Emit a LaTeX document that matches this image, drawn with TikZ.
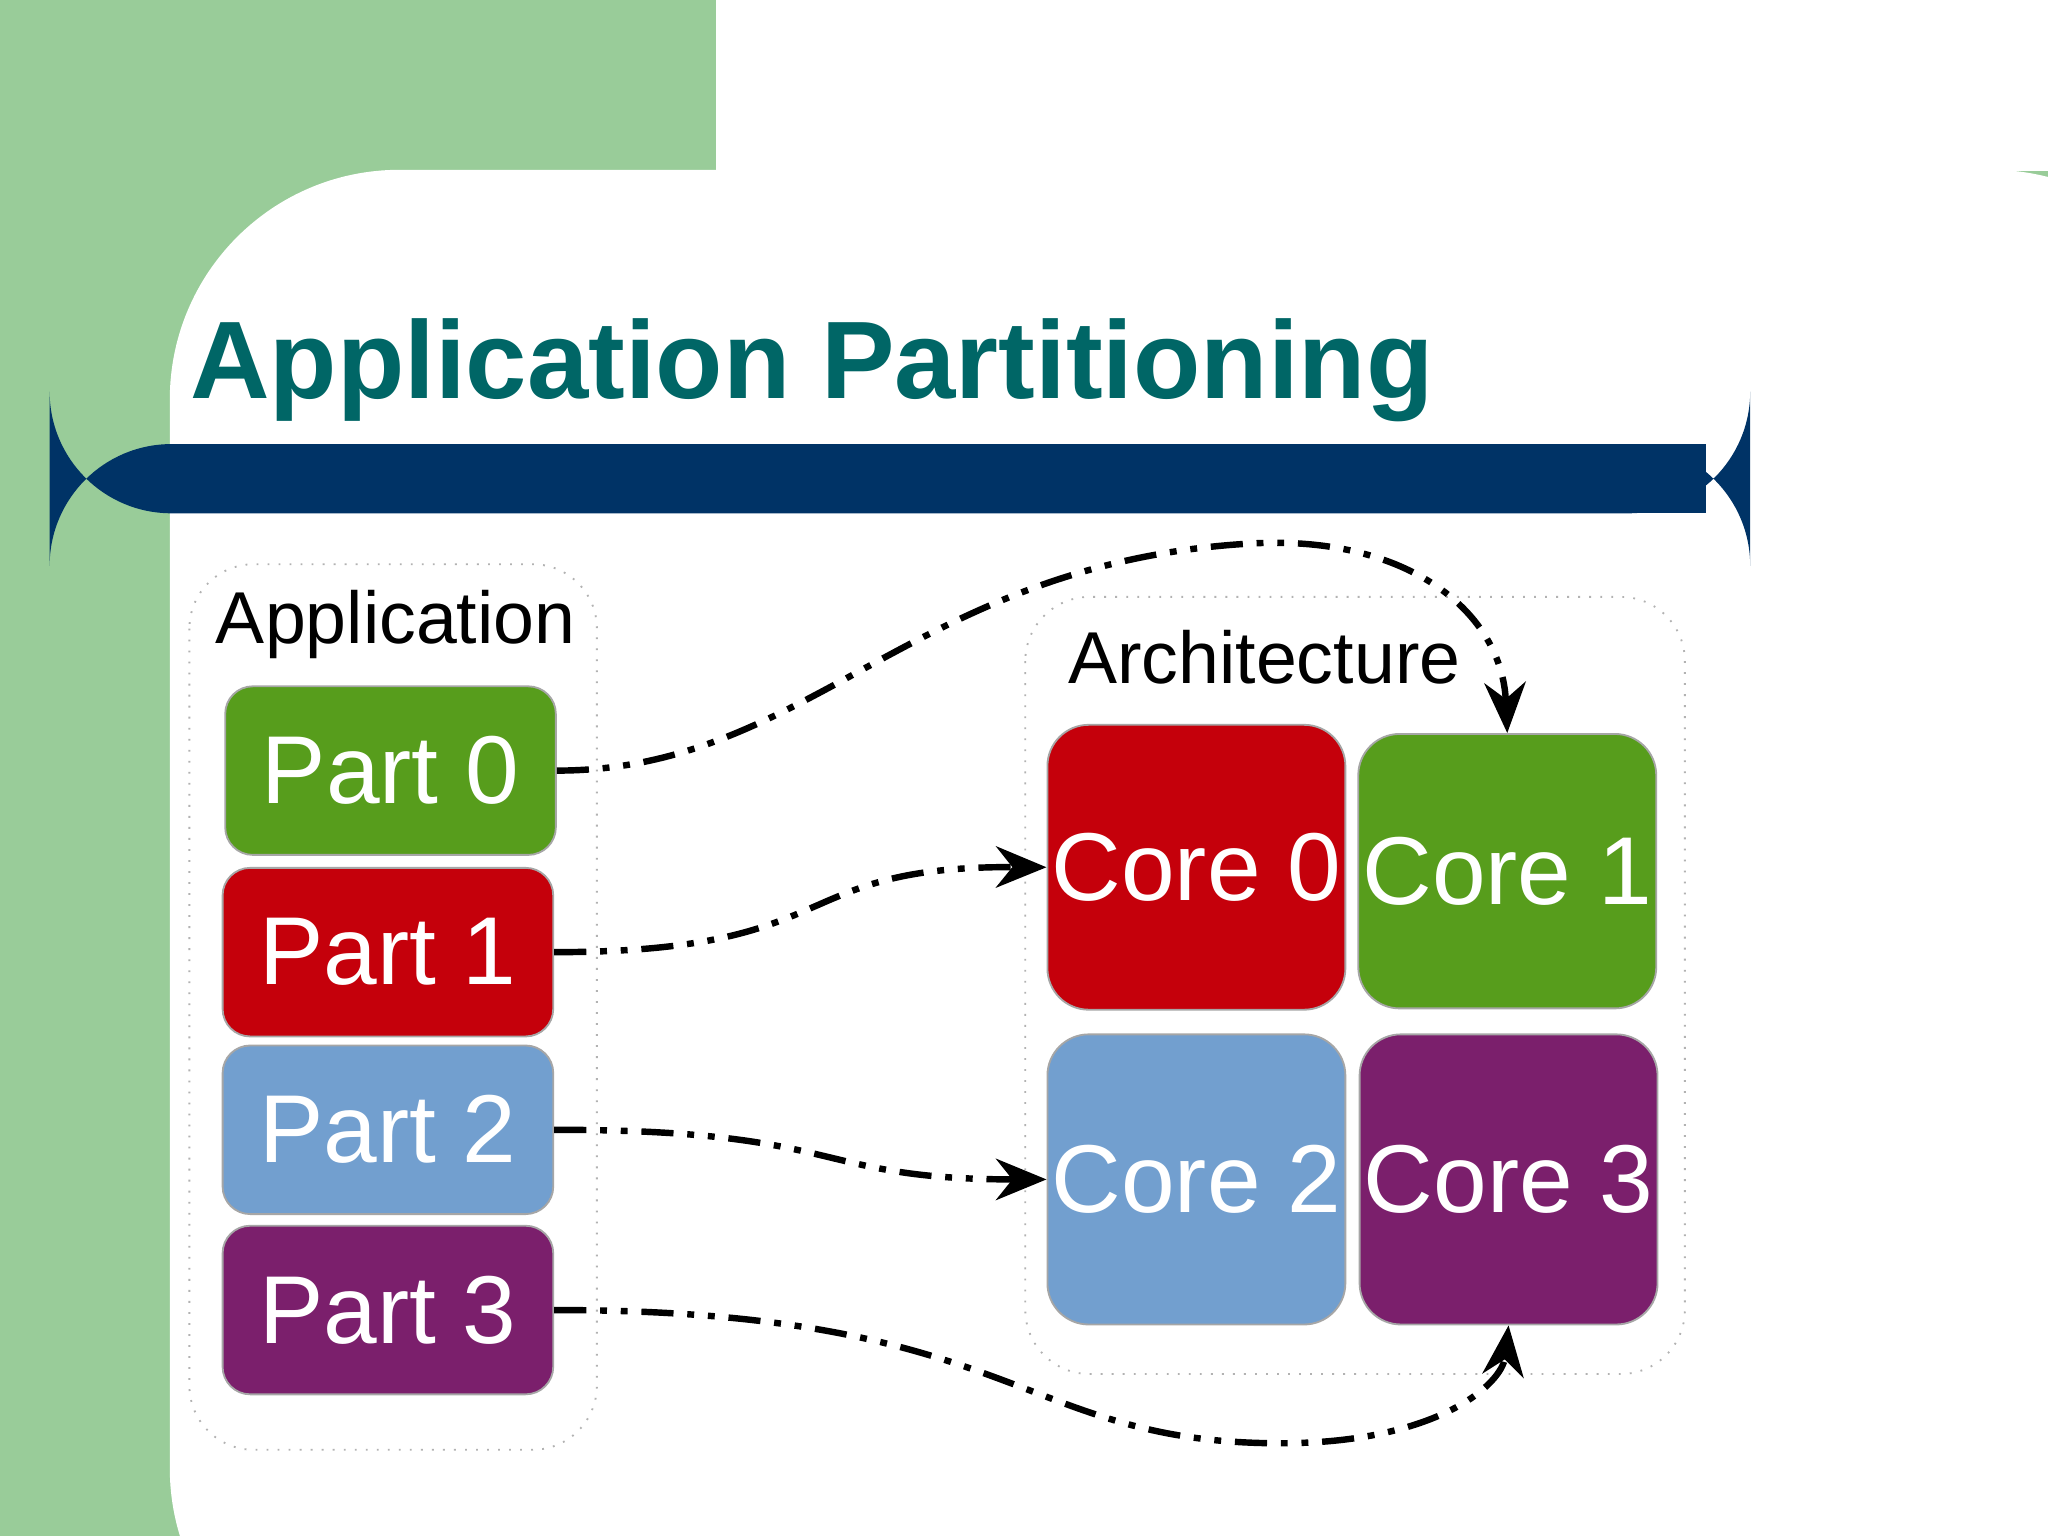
\documentclass[tikz,border=0pt]{standalone}
\usepackage{fontspec}
\setmainfont{Liberation Sans}
\usetikzlibrary{arrows.meta}
\definecolor{bggreen}{HTML}{99CC99}
\definecolor{navy}{HTML}{003366}
\definecolor{titleteal}{HTML}{006666}
\definecolor{cgreen}{HTML}{579D1C}
\definecolor{cred}{HTML}{C5000B}
\definecolor{cblue}{HTML}{729FCF}
\definecolor{cpurple}{HTML}{7B1F6C}
\begin{document}
\begin{tikzpicture}[x=0.01cm,y=-0.01cm,
    box/.style={draw=black!30,rounded corners=14pt,dotted,thin},
    part/.style={draw=black!35,rounded corners=6pt,minimum width=2.53cm,minimum height=1.29cm,
      text=white,font=\fontsize{21}{24}\selectfont,inner sep=0pt},
    core/.style={draw=black!35,rounded corners=9pt,minimum width=2.28cm,minimum height=2.18cm,
      text=white,font=\fontsize{21}{24}\selectfont,inner sep=0pt},
    link/.style={-{Stealth[length=11pt,width=9pt]},line width=1.4pt,
      dash pattern=on 7pt off 3pt on 1.5pt off 3pt on 1.5pt off 3pt}]
  \useasboundingbox (0,0) rectangle (1568,1176);
  \fill[bggreen] (0,0) rectangle (1568,1176);
  \fill[white,rounded corners=50] (130,130) rectangle (1700,1300);
  \fill[white] (548,0) rectangle (1568,131);
  \node[anchor=base west,text=titleteal,font=\fontsize{24}{28}\selectfont\bfseries,inner sep=0pt]
    (title) at (145,305) {Application Partitioning};
  \fill[navy,rounded corners=26.5] (38,340) rectangle (1340,393);
  \fill[navy] (1000,340) rectangle (1306,393);

  \draw[box] (145,432) rectangle (457,1110);
  \node[font=\fontsize{16}{19}\selectfont] (app) at (303,478) {Application};
  \draw[box] (785,457) rectangle (1290,1052);
  \node[font=\fontsize{16}{19}\selectfont] (arch) at (968,503) {Architecture};

  \node[part,fill=cgreen] (p0) at (299,590) {Part 0};
  \node[part,fill=cred] (p1) at (297,729) {Part 1};
  \node[part,fill=cblue] (p2) at (297,865) {Part 2};
  \node[part,fill=cpurple] (p3) at (297,1003) {Part 3};

  \node[core,fill=cred] (c0) at (916,664) {Core 0};
  \node[core,fill=cgreen,minimum height=2.1cm] (c1) at (1154,667) {Core 1};
  \node[core,fill=cblue,minimum height=2.22cm] (c2) at (916,903) {Core 2};
  \node[core,fill=cpurple,minimum height=2.22cm] (c3) at (1155,903) {Core 3};

  \draw[link] (p0.east) .. controls (620,590) and (700,430) .. (960,416)
    .. controls (1080,410) and (1150,470) .. (c1.north);
  \draw[link] (p1.east) .. controls (650,729) and (600,663) .. (c0.west);
  \draw[link] (p2.east) .. controls (650,865) and (620,903) .. (c2.west);
  \draw[link] (p3.east) .. controls (780,1003) and (780,1105) .. (980,1105)
    .. controls (1100,1105) and (1150,1060) .. (c3.south);
\end{tikzpicture}
\end{document}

= = = = = = =

> [Work to do] Copy nothing but the lines from the top of the data down to the line containing "height=2.22cm] (c3) at", and leave the pictures out.

> [Answer for this exercise]
Emit a LaTeX document that matches this image, drawn with TikZ.
\documentclass[tikz,border=0pt]{standalone}
\usepackage{fontspec}
\setmainfont{Liberation Sans}
\usetikzlibrary{arrows.meta}
\definecolor{bggreen}{HTML}{99CC99}
\definecolor{navy}{HTML}{003366}
\definecolor{titleteal}{HTML}{006666}
\definecolor{cgreen}{HTML}{579D1C}
\definecolor{cred}{HTML}{C5000B}
\definecolor{cblue}{HTML}{729FCF}
\definecolor{cpurple}{HTML}{7B1F6C}
\begin{document}
\begin{tikzpicture}[x=0.01cm,y=-0.01cm,
    box/.style={draw=black!30,rounded corners=14pt,dotted,thin},
    part/.style={draw=black!35,rounded corners=6pt,minimum width=2.53cm,minimum height=1.29cm,
      text=white,font=\fontsize{21}{24}\selectfont,inner sep=0pt},
    core/.style={draw=black!35,rounded corners=9pt,minimum width=2.28cm,minimum height=2.18cm,
      text=white,font=\fontsize{21}{24}\selectfont,inner sep=0pt},
    link/.style={-{Stealth[length=11pt,width=9pt]},line width=1.4pt,
      dash pattern=on 7pt off 3pt on 1.5pt off 3pt on 1.5pt off 3pt}]
  \useasboundingbox (0,0) rectangle (1568,1176);
  \fill[bggreen] (0,0) rectangle (1568,1176);
  \fill[white,rounded corners=50] (130,130) rectangle (1700,1300);
  \fill[white] (548,0) rectangle (1568,131);
  \node[anchor=base west,text=titleteal,font=\fontsize{24}{28}\selectfont\bfseries,inner sep=0pt]
    (title) at (145,305) {Application Partitioning};
  \fill[navy,rounded corners=26.5] (38,340) rectangle (1340,393);
  \fill[navy] (1000,340) rectangle (1306,393);

  \draw[box] (145,432) rectangle (457,1110);
  \node[font=\fontsize{16}{19}\selectfont] (app) at (303,478) {Application};
  \draw[box] (785,457) rectangle (1290,1052);
  \node[font=\fontsize{16}{19}\selectfont] (arch) at (968,503) {Architecture};

  \node[part,fill=cgreen] (p0) at (299,590) {Part 0};
  \node[part,fill=cred] (p1) at (297,729) {Part 1};
  \node[part,fill=cblue] (p2) at (297,865) {Part 2};
  \node[part,fill=cpurple] (p3) at (297,1003) {Part 3};

  \node[core,fill=cred] (c0) at (916,664) {Core 0};
  \node[core,fill=cgreen,minimum height=2.1cm] (c1) at (1154,667) {Core 1};
  \node[core,fill=cblue,minimum height=2.22cm] (c2) at (916,903) {Core 2};
  \node[core,fill=cpurple,minimum height=2.22cm] (c3) at (1155,903) {Core 3};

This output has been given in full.